Kernige Posen, nette Gesten, viele Hits: Bruce Springsteen und die E Street Band spielen eine fulminante dreistündige Rock-Show im ausverkauften Berliner Olympiastadion.

Sportstadien sind Emotionsspeicher. Euphorie, Enttäuschung, Freude, Wut schreiben sich in die Zuschauerränge, das Spielfeld und die Katakomben ein. Wird eine Arena abgerissen, ist das schmerzhaft für alle, die darin gespielt, gezittert und gejubelt haben. Für Bruce Springsteen ist das Giants-Stadion in New Jersey so ein Ort. Mit der E Street Band ist er unzählige Male dort aufgetreten. Vor zwei Jahren wurde es abrissen, was ihn zu dem Song „Wrecking Ball“ inspiriert hat, dem Titelstück seines aktuellen Albums.

Bildergalerie: Impressionen vom Bruce Springsteen-Konzert in Berlin

Als er seine Klage im ausverkauften Berliner Olympiastadion anstimmt – zunächst nur von Hi-Hat und Klatschen begleitet – ist das ein erster kleiner Höhepunkt eines an Höhepunkten reichen Abends. Und man denkt kurz: Seltsam eigentlich, dass die Abrissbirne dieses von den Nazis errichtete Stadion nie erwischt hat. Heute bietet es eine perfekte Kulisse für den Boss und seine 15-köpfige Band. Die Bühne steht auf der Gegengeraden, wodurch die Hälfte der Sitzplätze leer bleibt. Dafür sind die Zuschauer im Innenraum näher am Geschehen. Nähe – genau darum geht es dem Mann aus New Jersey. Er macht Ansagen in sympathischem Holper-Deutsch, er kommt oft auf den kleinen vorgelagerten Laufsteg, schüttelt Hände, nimmt Plakate entgegen, tanzt mit einer Sanitäterin und lässt sich kurz auf Händen tragen. Diese Ausflüge wirken ausgesprochen herzlich und nicht so, als seien sie eine lästige Pflicht. Bei „Waitin’ on a Sunny Day“ holt Springsteen sogar ein Kind auf die Bühne, gibt ihm das Mikrofon und wuchtet es schließlich mit einem eleganten Ruck auf seine Schulter.
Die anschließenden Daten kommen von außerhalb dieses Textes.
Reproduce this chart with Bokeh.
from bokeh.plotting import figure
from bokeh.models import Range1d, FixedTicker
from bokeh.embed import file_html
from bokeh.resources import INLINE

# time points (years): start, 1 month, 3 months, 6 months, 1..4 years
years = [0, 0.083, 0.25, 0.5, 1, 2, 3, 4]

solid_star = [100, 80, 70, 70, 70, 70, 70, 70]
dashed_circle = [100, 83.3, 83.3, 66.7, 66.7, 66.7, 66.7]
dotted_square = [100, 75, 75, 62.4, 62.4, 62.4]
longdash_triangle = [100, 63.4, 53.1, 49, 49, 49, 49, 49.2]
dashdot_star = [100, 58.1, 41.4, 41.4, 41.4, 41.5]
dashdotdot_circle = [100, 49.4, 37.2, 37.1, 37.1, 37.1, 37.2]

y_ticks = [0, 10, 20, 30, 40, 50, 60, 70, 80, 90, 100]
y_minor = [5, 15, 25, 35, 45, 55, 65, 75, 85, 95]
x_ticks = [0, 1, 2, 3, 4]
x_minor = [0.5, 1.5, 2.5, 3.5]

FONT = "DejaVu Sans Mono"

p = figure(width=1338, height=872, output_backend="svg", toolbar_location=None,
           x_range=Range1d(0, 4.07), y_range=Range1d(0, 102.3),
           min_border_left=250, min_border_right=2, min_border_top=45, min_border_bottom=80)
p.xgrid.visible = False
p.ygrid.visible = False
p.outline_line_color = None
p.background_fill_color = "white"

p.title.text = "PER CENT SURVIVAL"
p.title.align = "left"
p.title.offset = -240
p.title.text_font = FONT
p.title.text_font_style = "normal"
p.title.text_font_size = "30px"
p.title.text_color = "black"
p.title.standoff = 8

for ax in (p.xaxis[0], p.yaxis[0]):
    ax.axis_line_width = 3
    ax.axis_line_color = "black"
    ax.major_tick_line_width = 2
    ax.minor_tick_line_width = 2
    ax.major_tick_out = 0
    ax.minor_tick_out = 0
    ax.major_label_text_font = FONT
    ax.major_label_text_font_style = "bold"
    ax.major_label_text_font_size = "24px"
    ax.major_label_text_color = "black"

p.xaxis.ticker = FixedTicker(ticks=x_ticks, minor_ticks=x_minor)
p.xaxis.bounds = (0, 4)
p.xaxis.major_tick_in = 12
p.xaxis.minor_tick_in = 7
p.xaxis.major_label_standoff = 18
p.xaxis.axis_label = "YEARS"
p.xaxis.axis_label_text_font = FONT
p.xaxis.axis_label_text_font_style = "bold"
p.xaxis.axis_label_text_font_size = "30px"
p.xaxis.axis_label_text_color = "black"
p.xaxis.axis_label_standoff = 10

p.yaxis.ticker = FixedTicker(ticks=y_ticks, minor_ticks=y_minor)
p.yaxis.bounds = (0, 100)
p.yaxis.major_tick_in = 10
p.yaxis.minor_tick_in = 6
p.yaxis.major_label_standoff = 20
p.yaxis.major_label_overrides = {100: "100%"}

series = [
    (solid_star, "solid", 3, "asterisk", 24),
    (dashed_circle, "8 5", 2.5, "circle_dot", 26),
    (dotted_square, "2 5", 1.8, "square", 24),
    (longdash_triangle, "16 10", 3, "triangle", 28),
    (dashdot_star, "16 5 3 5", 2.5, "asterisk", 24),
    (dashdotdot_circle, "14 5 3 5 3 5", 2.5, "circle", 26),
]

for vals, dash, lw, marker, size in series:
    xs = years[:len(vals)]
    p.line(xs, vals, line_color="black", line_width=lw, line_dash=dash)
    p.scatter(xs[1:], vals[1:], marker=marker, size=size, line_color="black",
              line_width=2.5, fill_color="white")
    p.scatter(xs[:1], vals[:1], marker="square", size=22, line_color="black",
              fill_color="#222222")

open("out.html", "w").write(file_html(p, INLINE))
Der Sänger ist in beeindruckender Verfassung. Trotz seines großen Laufpensums scheint der 62-Jährige während der dreistündigen Show kein bisschen zu schwitzen. Er hat immer genug Luft und zeigt das volle Posenspektrum: breitbeiniges Akkord-Schrubben, Gitarrenhals-Hochreißen, Fäusteballen und Zum-Himmel-Zeigen. Seine Rolle ist und bleibt die des ehrlichen Rock-Arbeiters. Sie steht ihm gut und man nimmt sie ihm nach wie vor ab.

Breitwandpathos im Flutlicht

Bruce Springsteen ist ein Rock-Gigant, der geliebt werden will und geliebt wird. Ganz anders als sein rund zehn Jahre älterer Kollege Bob Dylan, der einen Tag zuvor mit Sonnenbrille und verkniffenem Gesicht von US-Präsident Barack Obama die Medal of Freedom entgegennimmt. Ihn kann man höchstens verehren, er gibt sich stets distanziert und geheimnisvoll. Undenkbar, dass er im Konzert spontan einen Song-Wunsch aus dem Publikum erfüllt. Springsteen ziert sich nicht und spielt „Hungry Heart“ – zwei Stunden bevor er es eigentlich geplant hatte.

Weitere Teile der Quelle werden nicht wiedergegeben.